A diverse crew of international and regional museum directors, curators, journalists and collectors descended on Jeddah last month for “21, 39,” a four-day visual arts festival with a continuing exhibition that’s organized yearly by the Saudi Art Council, a nonprofit group formed by art patrons and collectors.
Named for Jeddah’s coordinates of latitude and longitude, the 21, 39 initiative was set up to inform invited art practitioners about the burgeoning Saudi Arabian art scene, and has become an important contribution to an expanding regional arts calendar across the Middle East that includes biennials, art fairs and regular exhibition programming.
The initiative helps to facilitate introductions for museum curators and collectors while simultaneously providing an opportunity for citizens of Jeddah to learn about local artists.
The program for its sixth iteration this year included organized tours of local galleries and artists’ studios, and visits to Jeddah’s historic downtown district, to expose visitors to the many facets of the local art ecosystem.
Historically, Jeddah has long been exposed to outside visitors as pilgrims passed through the port city on their way to the holy cities of Mecca and Medina. This spirit of Jeddah as a regional crossroads permeated not only much of the week’s programming but also the artworks on display, much of which focused on cultural identity in Saudi Arabia and the shifting socio-political landscape.

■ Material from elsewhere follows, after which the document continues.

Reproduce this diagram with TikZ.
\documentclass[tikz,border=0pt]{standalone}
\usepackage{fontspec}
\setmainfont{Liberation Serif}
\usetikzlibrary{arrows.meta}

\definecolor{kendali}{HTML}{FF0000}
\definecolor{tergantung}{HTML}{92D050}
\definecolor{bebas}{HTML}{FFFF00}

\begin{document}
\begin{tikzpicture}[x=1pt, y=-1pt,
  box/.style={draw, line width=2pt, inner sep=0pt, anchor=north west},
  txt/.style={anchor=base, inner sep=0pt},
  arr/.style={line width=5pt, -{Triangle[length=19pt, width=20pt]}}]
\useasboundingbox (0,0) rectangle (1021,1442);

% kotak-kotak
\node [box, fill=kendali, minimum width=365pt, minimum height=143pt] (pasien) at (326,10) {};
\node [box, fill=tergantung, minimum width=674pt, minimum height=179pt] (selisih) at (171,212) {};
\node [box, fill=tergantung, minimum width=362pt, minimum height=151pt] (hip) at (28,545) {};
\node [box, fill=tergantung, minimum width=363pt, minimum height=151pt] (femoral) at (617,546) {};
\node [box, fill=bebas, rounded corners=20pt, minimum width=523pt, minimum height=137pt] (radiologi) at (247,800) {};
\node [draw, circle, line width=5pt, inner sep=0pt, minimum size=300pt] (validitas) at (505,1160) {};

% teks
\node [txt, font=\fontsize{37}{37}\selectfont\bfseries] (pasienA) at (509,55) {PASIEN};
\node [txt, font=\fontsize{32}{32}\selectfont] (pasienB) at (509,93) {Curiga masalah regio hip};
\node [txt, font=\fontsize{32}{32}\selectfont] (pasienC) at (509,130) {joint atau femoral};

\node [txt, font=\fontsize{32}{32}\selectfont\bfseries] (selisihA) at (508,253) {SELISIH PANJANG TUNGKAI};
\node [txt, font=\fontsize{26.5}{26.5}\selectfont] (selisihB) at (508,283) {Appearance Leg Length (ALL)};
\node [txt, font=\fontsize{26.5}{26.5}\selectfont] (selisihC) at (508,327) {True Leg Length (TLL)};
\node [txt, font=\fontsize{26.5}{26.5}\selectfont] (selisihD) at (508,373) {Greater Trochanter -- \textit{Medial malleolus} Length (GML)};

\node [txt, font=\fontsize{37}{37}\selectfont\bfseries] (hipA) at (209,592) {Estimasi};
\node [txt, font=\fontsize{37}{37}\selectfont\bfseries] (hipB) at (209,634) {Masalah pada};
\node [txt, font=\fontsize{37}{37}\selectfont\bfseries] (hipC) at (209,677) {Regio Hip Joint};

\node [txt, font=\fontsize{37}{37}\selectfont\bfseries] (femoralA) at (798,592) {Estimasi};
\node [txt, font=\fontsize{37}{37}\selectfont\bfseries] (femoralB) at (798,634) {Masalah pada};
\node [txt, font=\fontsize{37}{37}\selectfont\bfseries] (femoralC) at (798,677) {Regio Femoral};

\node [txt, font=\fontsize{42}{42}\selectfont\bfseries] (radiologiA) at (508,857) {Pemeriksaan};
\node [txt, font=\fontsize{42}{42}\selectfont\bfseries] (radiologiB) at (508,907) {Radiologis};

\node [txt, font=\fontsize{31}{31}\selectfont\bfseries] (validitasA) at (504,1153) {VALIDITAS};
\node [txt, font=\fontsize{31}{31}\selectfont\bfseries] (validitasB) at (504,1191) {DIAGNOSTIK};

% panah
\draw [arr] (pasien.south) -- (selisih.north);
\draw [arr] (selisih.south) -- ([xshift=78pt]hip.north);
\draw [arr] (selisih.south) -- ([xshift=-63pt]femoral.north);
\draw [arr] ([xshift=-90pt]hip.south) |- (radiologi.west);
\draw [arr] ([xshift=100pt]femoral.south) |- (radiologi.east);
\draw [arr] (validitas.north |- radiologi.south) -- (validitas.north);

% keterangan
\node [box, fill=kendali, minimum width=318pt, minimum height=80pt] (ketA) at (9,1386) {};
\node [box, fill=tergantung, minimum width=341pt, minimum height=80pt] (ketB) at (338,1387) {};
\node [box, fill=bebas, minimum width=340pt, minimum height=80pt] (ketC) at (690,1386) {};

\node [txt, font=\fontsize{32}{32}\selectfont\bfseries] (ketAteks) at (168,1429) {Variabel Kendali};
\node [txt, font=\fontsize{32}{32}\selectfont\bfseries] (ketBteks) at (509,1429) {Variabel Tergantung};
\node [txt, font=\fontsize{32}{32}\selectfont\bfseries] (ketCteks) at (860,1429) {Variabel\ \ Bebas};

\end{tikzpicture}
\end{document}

Beyond the four days of scheduled events, 21, 39 continues with a central exhibition that runs for two months, allowing students on day-trips and locals alike to visit and engage with the program.

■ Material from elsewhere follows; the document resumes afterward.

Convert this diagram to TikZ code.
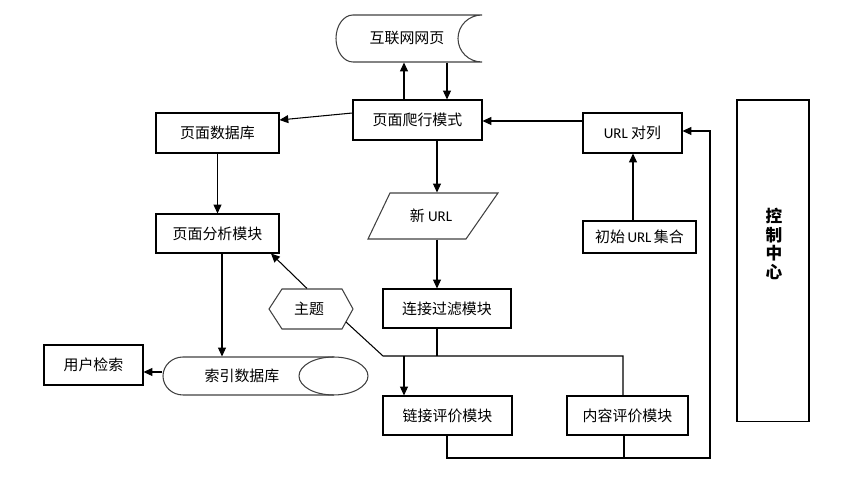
\documentclass[tikz,border=0pt]{standalone}
\usepackage{fontspec}
\setmainfont{Noto Sans CJK SC}
\newfontfamily\latinfont{Carlito}
\usetikzlibrary{arrows.meta}
\newcommand{\urltxt}{{\latinfont URL}}

\begin{document}
\begin{tikzpicture}[x=0.02cm, y=-0.02cm, line width=0.6pt,
    box/.style={draw, inner sep=0pt, minimum height=0.8cm, font=\fontsize{8.5}{10}\selectfont},
    plain/.style={inner sep=0pt, font=\fontsize{8.5}{10}\selectfont},
    outline/.style={draw=black!75},
    arr/.style={-{Triangle[length=5pt,width=4.5pt]}}]
            \useasboundingbox (0,0) rectangle (860,492);
            % shapes drawn by hand
            \draw[outline] (482,15) -- (353,15) .. controls (343.6,15) and (336,25.5) .. (336,38.5) .. controls (336,51.5) and (343.6,62) .. (353,62) -- (482,62) .. controls (468.7,62) and (458,51.5) .. (458,38.5) .. controls (458,25.5) and (468.7,15) .. (482,15);
            \draw[outline] (390,193) -- (498,193) -- (466,239) -- (368,239) -- cycle;
            \draw[outline] (269,309) -- (282,289) -- (342,289) -- (353,309) -- (342,329) -- (282,329) -- cycle;
            \draw[outline] (333.5,357) -- (183,357) .. controls (172,357) and (163,365.5) .. (163,376) .. controls (163,386.5) and (172,395) .. (183,395) -- (333.5,395);
            \draw[outline] (333.5,376) ellipse [x radius=0.69cm, y radius=0.38cm];
            % nodes
            \node[plain, minimum width=2.9cm, minimum height=0.94cm] (web) at (407,38.5) {互联网网页};
            \node[box, minimum width=2.58cm] (crawl) at (417.5,120) {页面爬行模式};
            \node[box, minimum width=2.46cm] (pagedb) at (217.5,133) {页面数据库};
            \node[box, minimum width=2.46cm, minimum height=0.78cm] (analysis) at (217.5,233.5) {页面分析模块};
            \node[box, minimum width=1.98cm] (queue) at (632.5,133) {\urltxt\ 对列};
            \node[box, minimum width=2.26cm, minimum height=0.64cm] (seed) at (639.5,237) {初始\,\urltxt\,集合};
            \node[plain, minimum width=2cm, minimum height=0.92cm] (newurl) at (431,216) {新 \urltxt};
            \node[box, minimum width=2.56cm, minimum height=0.78cm] (filter) at (447,308.5) {连接过滤模块};
            \node[plain, minimum width=1.7cm, minimum height=0.8cm] (topic) at (309,309) {主题};
            \node[plain, minimum width=3.16cm, minimum height=0.76cm] (indexdb) at (242,376) {索引数据库};
            \node[box, minimum width=1.98cm] (user) at (93.5,365) {用户检索};
            \node[box, minimum width=2.58cm, minimum height=0.78cm] (linkeval) at (447.5,415.5) {链接评价模块};
            \node[box, minimum width=2.42cm, minimum height=0.78cm] (contenteval) at (627.5,415.5) {内容评价模块};
            \node[box, minimum width=1.44cm, minimum height=6.44cm] (ctrl) at (773,261) {};
            \node[inner sep=0pt, align=center, font=\fontsize{9.5}{10.6}\selectfont\bfseries] (ctrllabel) at (774,244) {控\\制\\中\\心};
            \coordinate (topicout) at (346,322);
            \coordinate (busl) at (383,356);
            \coordinate (busr) at (623,356);
            \coordinate (busin) at (437,356);
            \coordinate (bl) at (447,458);
            \coordinate (br) at (710,458);
            % connectors
            \draw[arr] (crawl.north -| 404,0) -- (web.south -| 404,0);
            \draw[arr] (web.south -| 447,0) -- (crawl.north -| 447,0);
            \draw[arr] (crawl.west |- 0,113) -- (pagedb.east |- 0,120);
            \draw[arr] (queue.west |- 0,121) -- (crawl.east |- 0,121);
            \draw[arr] (seed.north -| 633,0) -- (queue.south -| 633,0);
            \draw[arr] (crawl.south -| 437,0) -- (newurl.north -| 437,0);
            \draw[arr] (newurl.south -| 437,0) -- (filter.north -| 437,0);
            \draw[arr] (pagedb.south) -- (analysis.north);
            \draw[arr] (analysis.south -| 222,0) -- (indexdb.north -| 222,0);
            \draw[arr] (indexdb.west |- 0,372) -- (user.east |- 0,372);
            \draw[arr] (topic.north -| 307,0) -- (analysis.south -| 271,0);
            \draw (topicout) -- (busl) -- (busr) -- (contenteval.north -| busr);
            \draw (filter.south -| busin) -- (busin);
            \draw[arr] (busl -| 404,0) -- (linkeval.north -| 404,0);
            \draw[arr] (linkeval.south -| bl) -- (bl) -- (br) -- (710,131) -- (queue.east |- 0,131);
            \draw (contenteval.south -| 624,0) -- (624,458);
        \end{tikzpicture}
\end{document}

This year’s central exhibition is titled “Al Obour,” which translates as an act of crossing. It can be read as a literal reference to Jeddah’s history as a port and site of movement of people and goods. But the title also carries metaphorical weight, evoking intellectual or metaphysical acts of transcendence.
Curated by Effat Abdullah Fadag, who is the dean of the School of Design and Architecture at Dar Al Hekma University in Jeddah, the exhibition includes nearly 30 works by 26 artists. Most of the works are located in a large warehouse-like space in the Gold Moor Mall, and a few have been placed in Al-Balad, Jeddah’s historic downtown district.
Curatorially, the premise of Al Obour is to illuminate the themes that occupy each artist’s practice. In the foreword to the exhibition’s catalog, Fadag writes that “Al Obour focuses on presenting [the] artists’ experiences of crossing to reach a personal utopia in an effort to find their own individual definition of beauty.”
Reflecting themes in the realms of metaphysics, science, spirituality, society, and culture, the artworks display a sense of deep personal and social self-scrutiny. The artists who produced them represent a range of ages and experience, including established Saudi Arabian artists who have been practicing for several decades along with young, emerging artists.